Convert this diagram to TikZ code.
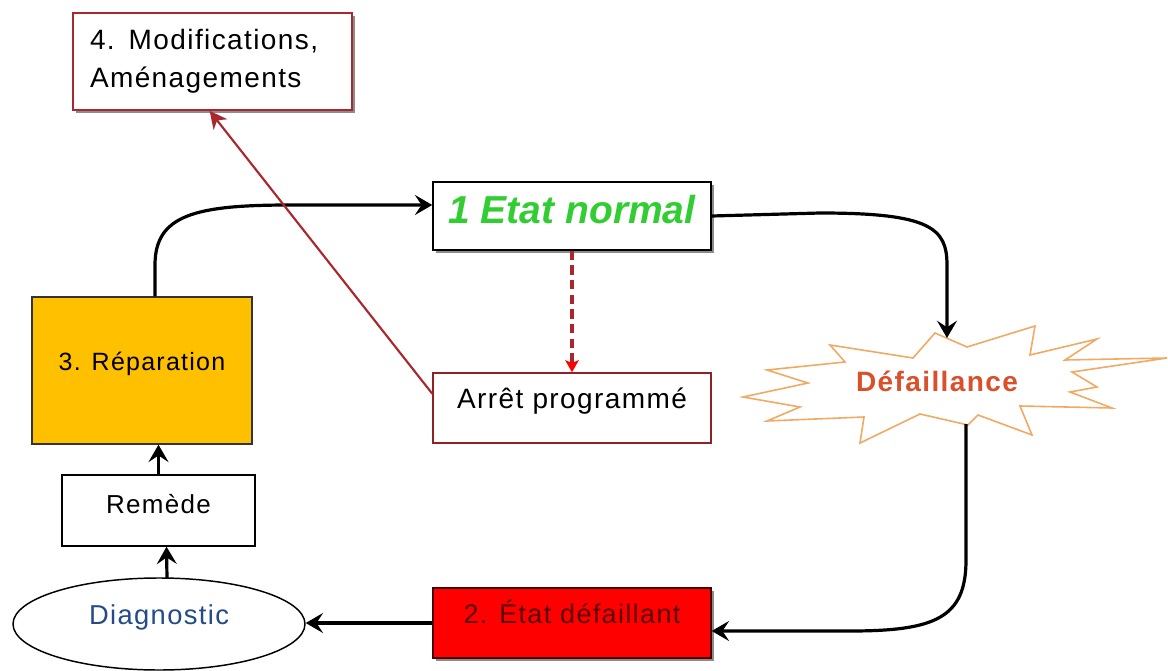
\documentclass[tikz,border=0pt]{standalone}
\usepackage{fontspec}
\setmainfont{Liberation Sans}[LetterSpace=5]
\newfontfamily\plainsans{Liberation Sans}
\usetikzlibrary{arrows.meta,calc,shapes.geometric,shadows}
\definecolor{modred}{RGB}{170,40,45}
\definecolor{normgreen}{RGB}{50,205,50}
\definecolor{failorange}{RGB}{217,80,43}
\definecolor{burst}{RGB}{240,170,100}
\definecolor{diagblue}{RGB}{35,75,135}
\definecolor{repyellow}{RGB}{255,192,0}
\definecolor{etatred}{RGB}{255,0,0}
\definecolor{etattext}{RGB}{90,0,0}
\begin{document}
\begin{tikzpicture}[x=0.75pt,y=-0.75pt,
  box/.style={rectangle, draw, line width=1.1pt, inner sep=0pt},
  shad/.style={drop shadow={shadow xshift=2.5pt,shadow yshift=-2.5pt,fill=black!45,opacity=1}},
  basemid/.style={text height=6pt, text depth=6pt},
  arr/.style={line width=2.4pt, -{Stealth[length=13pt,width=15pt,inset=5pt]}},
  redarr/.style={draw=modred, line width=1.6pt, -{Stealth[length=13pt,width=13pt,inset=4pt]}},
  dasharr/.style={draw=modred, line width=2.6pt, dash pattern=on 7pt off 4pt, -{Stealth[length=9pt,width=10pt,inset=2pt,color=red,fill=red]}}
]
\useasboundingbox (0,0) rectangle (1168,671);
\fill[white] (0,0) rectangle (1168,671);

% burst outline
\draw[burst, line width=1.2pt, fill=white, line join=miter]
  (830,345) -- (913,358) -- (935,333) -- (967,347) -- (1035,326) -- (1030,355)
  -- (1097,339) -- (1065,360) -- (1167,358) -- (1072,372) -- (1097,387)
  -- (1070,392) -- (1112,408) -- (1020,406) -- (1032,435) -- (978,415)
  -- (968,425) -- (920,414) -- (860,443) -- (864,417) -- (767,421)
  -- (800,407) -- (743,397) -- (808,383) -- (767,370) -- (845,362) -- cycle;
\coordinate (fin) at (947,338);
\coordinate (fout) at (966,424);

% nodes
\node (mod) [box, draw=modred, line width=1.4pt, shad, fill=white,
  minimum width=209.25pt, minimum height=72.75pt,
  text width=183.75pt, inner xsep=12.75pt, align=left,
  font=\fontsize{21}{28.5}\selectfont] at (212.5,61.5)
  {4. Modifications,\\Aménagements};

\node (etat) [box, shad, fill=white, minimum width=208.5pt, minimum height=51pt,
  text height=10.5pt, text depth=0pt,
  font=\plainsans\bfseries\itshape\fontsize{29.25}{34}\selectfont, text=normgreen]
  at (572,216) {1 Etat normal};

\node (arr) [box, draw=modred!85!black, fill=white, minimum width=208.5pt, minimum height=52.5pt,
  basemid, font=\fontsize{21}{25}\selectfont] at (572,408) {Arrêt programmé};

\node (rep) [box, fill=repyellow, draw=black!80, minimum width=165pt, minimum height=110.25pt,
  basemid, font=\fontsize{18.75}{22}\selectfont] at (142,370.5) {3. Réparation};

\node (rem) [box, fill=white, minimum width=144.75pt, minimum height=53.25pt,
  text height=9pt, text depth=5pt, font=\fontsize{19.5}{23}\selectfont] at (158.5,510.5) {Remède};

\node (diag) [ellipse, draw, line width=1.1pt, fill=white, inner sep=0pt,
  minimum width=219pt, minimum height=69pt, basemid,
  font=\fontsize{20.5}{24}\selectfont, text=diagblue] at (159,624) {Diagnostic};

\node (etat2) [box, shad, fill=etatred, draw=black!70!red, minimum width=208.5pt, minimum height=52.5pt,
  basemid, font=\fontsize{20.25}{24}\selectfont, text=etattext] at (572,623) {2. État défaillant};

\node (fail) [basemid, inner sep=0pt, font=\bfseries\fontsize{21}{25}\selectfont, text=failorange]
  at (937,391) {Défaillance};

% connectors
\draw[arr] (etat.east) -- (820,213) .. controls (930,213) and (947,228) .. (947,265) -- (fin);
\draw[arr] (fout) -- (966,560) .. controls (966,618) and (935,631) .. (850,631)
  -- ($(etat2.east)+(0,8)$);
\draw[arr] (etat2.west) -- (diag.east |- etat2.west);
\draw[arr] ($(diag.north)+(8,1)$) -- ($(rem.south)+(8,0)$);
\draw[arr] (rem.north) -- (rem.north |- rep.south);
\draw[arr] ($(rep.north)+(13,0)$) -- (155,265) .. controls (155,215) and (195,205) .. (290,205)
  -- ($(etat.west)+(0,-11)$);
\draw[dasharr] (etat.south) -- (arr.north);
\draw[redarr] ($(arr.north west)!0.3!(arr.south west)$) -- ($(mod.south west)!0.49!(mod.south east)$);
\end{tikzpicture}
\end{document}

⁂

**Direction**
Please transcribe the material above exactly as written. Leave the pictures out.

**Right answer**
Convert this diagram to TikZ code.
\documentclass[tikz,border=0pt]{standalone}
\usepackage{fontspec}
\setmainfont{Liberation Sans}[LetterSpace=5]
\newfontfamily\plainsans{Liberation Sans}
\usetikzlibrary{arrows.meta,calc,shapes.geometric,shadows}
\definecolor{modred}{RGB}{170,40,45}
\definecolor{normgreen}{RGB}{50,205,50}
\definecolor{failorange}{RGB}{217,80,43}
\definecolor{burst}{RGB}{240,170,100}
\definecolor{diagblue}{RGB}{35,75,135}
\definecolor{repyellow}{RGB}{255,192,0}
\definecolor{etatred}{RGB}{255,0,0}
\definecolor{etattext}{RGB}{90,0,0}
\begin{document}
\begin{tikzpicture}[x=0.75pt,y=-0.75pt,
  box/.style={rectangle, draw, line width=1.1pt, inner sep=0pt},
  shad/.style={drop shadow={shadow xshift=2.5pt,shadow yshift=-2.5pt,fill=black!45,opacity=1}},
  basemid/.style={text height=6pt, text depth=6pt},
  arr/.style={line width=2.4pt, -{Stealth[length=13pt,width=15pt,inset=5pt]}},
  redarr/.style={draw=modred, line width=1.6pt, -{Stealth[length=13pt,width=13pt,inset=4pt]}},
  dasharr/.style={draw=modred, line width=2.6pt, dash pattern=on 7pt off 4pt, -{Stealth[length=9pt,width=10pt,inset=2pt,color=red,fill=red]}}
]
\useasboundingbox (0,0) rectangle (1168,671);
\fill[white] (0,0) rectangle (1168,671);

% burst outline
\draw[burst, line width=1.2pt, fill=white, line join=miter]
  (830,345) -- (913,358) -- (935,333) -- (967,347) -- (1035,326) -- (1030,355)
  -- (1097,339) -- (1065,360) -- (1167,358) -- (1072,372) -- (1097,387)
  -- (1070,392) -- (1112,408) -- (1020,406) -- (1032,435) -- (978,415)
  -- (968,425) -- (920,414) -- (860,443) -- (864,417) -- (767,421)
  -- (800,407) -- (743,397) -- (808,383) -- (767,370) -- (845,362) -- cycle;
\coordinate (fin) at (947,338);
\coordinate (fout) at (966,424);

% nodes
\node (mod) [box, draw=modred, line width=1.4pt, shad, fill=white,
  minimum width=209.25pt, minimum height=72.75pt,
  text width=183.75pt, inner xsep=12.75pt, align=left,
  font=\fontsize{21}{28.5}\selectfont] at (212.5,61.5)
  {4. Modifications,\\Aménagements};

\node (etat) [box, shad, fill=white, minimum width=208.5pt, minimum height=51pt,
  text height=10.5pt, text depth=0pt,
  font=\plainsans\bfseries\itshape\fontsize{29.25}{34}\selectfont, text=normgreen]
  at (572,216) {1 Etat normal};

\node (arr) [box, draw=modred!85!black, fill=white, minimum width=208.5pt, minimum height=52.5pt,
  basemid, font=\fontsize{21}{25}\selectfont] at (572,408) {Arrêt programmé};

\node (rep) [box, fill=repyellow, draw=black!80, minimum width=165pt, minimum height=110.25pt,
  basemid, font=\fontsize{18.75}{22}\selectfont] at (142,370.5) {3. Réparation};

\node (rem) [box, fill=white, minimum width=144.75pt, minimum height=53.25pt,
  text height=9pt, text depth=5pt, font=\fontsize{19.5}{23}\selectfont] at (158.5,510.5) {Remède};

\node (diag) [ellipse, draw, line width=1.1pt, fill=white, inner sep=0pt,
  minimum width=219pt, minimum height=69pt, basemid,
  font=\fontsize{20.5}{24}\selectfont, text=diagblue] at (159,624) {Diagnostic};

\node (etat2) [box, shad, fill=etatred, draw=black!70!red, minimum width=208.5pt, minimum height=52.5pt,
  basemid, font=\fontsize{20.25}{24}\selectfont, text=etattext] at (572,623) {2. État défaillant};

\node (fail) [basemid, inner sep=0pt, font=\bfseries\fontsize{21}{25}\selectfont, text=failorange]
  at (937,391) {Défaillance};

% connectors
\draw[arr] (etat.east) -- (820,213) .. controls (930,213) and (947,228) .. (947,265) -- (fin);
\draw[arr] (fout) -- (966,560) .. controls (966,618) and (935,631) .. (850,631)
  -- ($(etat2.east)+(0,8)$);
\draw[arr] (etat2.west) -- (diag.east |- etat2.west);
\draw[arr] ($(diag.north)+(8,1)$) -- ($(rem.south)+(8,0)$);
\draw[arr] (rem.north) -- (rem.north |- rep.south);
\draw[arr] ($(rep.north)+(13,0)$) -- (155,265) .. controls (155,215) and (195,205) .. (290,205)
  -- ($(etat.west)+(0,-11)$);
\draw[dasharr] (etat.south) -- (arr.north);
\draw[redarr] ($(arr.north west)!0.3!(arr.south west)$) -- ($(mod.south west)!0.49!(mod.south east)$);
\end{tikzpicture}
\end{document}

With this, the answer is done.